**Task to complete**
You are to retype all of the data exactly as it appears.

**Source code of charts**
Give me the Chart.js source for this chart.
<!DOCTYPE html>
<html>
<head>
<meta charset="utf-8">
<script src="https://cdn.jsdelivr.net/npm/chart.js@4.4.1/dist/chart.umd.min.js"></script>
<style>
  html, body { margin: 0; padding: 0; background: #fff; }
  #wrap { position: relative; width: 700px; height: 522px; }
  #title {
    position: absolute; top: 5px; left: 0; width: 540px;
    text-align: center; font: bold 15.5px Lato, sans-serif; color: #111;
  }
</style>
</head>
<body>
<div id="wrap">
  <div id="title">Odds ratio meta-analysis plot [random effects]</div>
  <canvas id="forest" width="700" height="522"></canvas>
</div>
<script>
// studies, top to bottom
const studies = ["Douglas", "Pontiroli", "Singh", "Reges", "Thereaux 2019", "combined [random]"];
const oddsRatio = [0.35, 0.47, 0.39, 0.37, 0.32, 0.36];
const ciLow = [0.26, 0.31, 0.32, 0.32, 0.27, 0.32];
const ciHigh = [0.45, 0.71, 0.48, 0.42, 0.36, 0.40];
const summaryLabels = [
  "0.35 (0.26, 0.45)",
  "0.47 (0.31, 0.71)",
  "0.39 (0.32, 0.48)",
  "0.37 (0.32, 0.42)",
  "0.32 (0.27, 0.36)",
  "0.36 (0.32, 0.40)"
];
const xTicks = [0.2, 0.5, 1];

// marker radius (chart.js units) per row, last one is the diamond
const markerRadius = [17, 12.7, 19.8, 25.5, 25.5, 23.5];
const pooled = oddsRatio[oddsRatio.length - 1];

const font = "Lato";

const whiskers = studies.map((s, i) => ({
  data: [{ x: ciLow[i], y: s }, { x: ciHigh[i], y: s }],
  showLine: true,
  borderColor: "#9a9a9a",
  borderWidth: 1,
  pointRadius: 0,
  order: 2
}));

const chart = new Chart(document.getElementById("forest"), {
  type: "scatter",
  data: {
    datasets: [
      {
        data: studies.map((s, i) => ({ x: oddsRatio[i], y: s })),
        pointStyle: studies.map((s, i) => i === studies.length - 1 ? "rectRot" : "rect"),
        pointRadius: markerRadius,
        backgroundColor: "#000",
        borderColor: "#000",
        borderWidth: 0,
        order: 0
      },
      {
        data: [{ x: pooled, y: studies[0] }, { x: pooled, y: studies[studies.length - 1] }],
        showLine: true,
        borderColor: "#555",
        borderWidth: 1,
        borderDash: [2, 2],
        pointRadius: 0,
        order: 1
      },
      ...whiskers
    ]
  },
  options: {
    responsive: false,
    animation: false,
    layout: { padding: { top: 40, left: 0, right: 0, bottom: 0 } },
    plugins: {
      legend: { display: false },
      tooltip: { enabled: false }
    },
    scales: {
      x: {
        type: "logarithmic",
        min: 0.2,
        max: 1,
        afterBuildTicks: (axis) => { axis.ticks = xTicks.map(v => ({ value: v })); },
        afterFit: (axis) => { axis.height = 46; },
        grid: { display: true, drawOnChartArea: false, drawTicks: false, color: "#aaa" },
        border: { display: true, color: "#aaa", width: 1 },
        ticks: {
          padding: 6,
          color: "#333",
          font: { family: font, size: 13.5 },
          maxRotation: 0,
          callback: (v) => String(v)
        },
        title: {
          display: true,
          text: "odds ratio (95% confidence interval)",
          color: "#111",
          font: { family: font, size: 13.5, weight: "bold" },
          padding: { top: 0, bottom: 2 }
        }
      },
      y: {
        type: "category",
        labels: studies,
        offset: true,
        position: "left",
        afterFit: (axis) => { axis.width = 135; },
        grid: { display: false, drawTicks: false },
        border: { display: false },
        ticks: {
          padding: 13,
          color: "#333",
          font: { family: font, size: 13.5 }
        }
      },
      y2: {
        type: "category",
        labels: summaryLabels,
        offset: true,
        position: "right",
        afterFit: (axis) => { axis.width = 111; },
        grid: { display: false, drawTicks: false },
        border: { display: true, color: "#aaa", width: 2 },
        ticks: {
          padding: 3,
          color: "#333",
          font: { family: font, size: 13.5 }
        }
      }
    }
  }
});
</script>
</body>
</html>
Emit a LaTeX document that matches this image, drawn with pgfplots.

**Task response**
Give me the Chart.js source for this chart.
<!DOCTYPE html>
<html>
<head>
<meta charset="utf-8">
<script src="https://cdn.jsdelivr.net/npm/chart.js@4.4.1/dist/chart.umd.min.js"></script>
<style>
  html, body { margin: 0; padding: 0; background: #fff; }
  #wrap { position: relative; width: 700px; height: 522px; }
  #title {
    position: absolute; top: 5px; left: 0; width: 540px;
    text-align: center; font: bold 15.5px Lato, sans-serif; color: #111;
  }
</style>
</head>
<body>
<div id="wrap">
  <div id="title">Odds ratio meta-analysis plot [random effects]</div>
  <canvas id="forest" width="700" height="522"></canvas>
</div>
<script>
// studies, top to bottom
const studies = ["Douglas", "Pontiroli", "Singh", "Reges", "Thereaux 2019", "combined [random]"];
const oddsRatio = [0.35, 0.47, 0.39, 0.37, 0.32, 0.36];
const ciLow = [0.26, 0.31, 0.32, 0.32, 0.27, 0.32];
const ciHigh = [0.45, 0.71, 0.48, 0.42, 0.36, 0.40];
const summaryLabels = [
  "0.35 (0.26, 0.45)",
  "0.47 (0.31, 0.71)",
  "0.39 (0.32, 0.48)",
  "0.37 (0.32, 0.42)",
  "0.32 (0.27, 0.36)",
  "0.36 (0.32, 0.40)"
];
const xTicks = [0.2, 0.5, 1];

// marker radius (chart.js units) per row, last one is the diamond
const markerRadius = [17, 12.7, 19.8, 25.5, 25.5, 23.5];
const pooled = oddsRatio[oddsRatio.length - 1];

const font = "Lato";

const whiskers = studies.map((s, i) => ({
  data: [{ x: ciLow[i], y: s }, { x: ciHigh[i], y: s }],
  showLine: true,
  borderColor: "#9a9a9a",
  borderWidth: 1,
  pointRadius: 0,
  order: 2
}));

const chart = new Chart(document.getElementById("forest"), {
  type: "scatter",
  data: {
    datasets: [
      {
        data: studies.map((s, i) => ({ x: oddsRatio[i], y: s })),
        pointStyle: studies.map((s, i) => i === studies.length - 1 ? "rectRot" : "rect"),
        pointRadius: markerRadius,
        backgroundColor: "#000",
        borderColor: "#000",
        borderWidth: 0,
        order: 0
      },
      {
        data: [{ x: pooled, y: studies[0] }, { x: pooled, y: studies[studies.length - 1] }],
        showLine: true,
        borderColor: "#555",
        borderWidth: 1,
        borderDash: [2, 2],
        pointRadius: 0,
        order: 1
      },
      ...whiskers
    ]
  },
  options: {
    responsive: false,
    animation: false,
    layout: { padding: { top: 40, left: 0, right: 0, bottom: 0 } },
    plugins: {
      legend: { display: false },
      tooltip: { enabled: false }
    },
    scales: {
      x: {
        type: "logarithmic",
        min: 0.2,
        max: 1,
        afterBuildTicks: (axis) => { axis.ticks = xTicks.map(v => ({ value: v })); },
        afterFit: (axis) => { axis.height = 46; },
        grid: { display: true, drawOnChartArea: false, drawTicks: false, color: "#aaa" },
        border: { display: true, color: "#aaa", width: 1 },
        ticks: {
          padding: 6,
          color: "#333",
          font: { family: font, size: 13.5 },
          maxRotation: 0,
          callback: (v) => String(v)
        },
        title: {
          display: true,
          text: "odds ratio (95% confidence interval)",
          color: "#111",
          font: { family: font, size: 13.5, weight: "bold" },
          padding: { top: 0, bottom: 2 }
        }
      },
      y: {
        type: "category",
        labels: studies,
        offset: true,
        position: "left",
        afterFit: (axis) => { axis.width = 135; },
        grid: { display: false, drawTicks: false },
        border: { display: false },
        ticks: {
          padding: 13,
          color: "#333",
          font: { family: font, size: 13.5 }
        }
      },
      y2: {
        type: "category",
        labels: summaryLabels,
        offset: true,
        position: "right",
        afterFit: (axis) => { axis.width = 111; },
        grid: { display: false, drawTicks: false },
        border: { display: true, color: "#aaa", width: 2 },
        ticks: {
          padding: 3,
          color: "#333",
          font: { family: font, size: 13.5 }
        }
      }
    }
  }
});
</script>
</body>
</html>
Emit a LaTeX document that matches this image, drawn with pgfplots.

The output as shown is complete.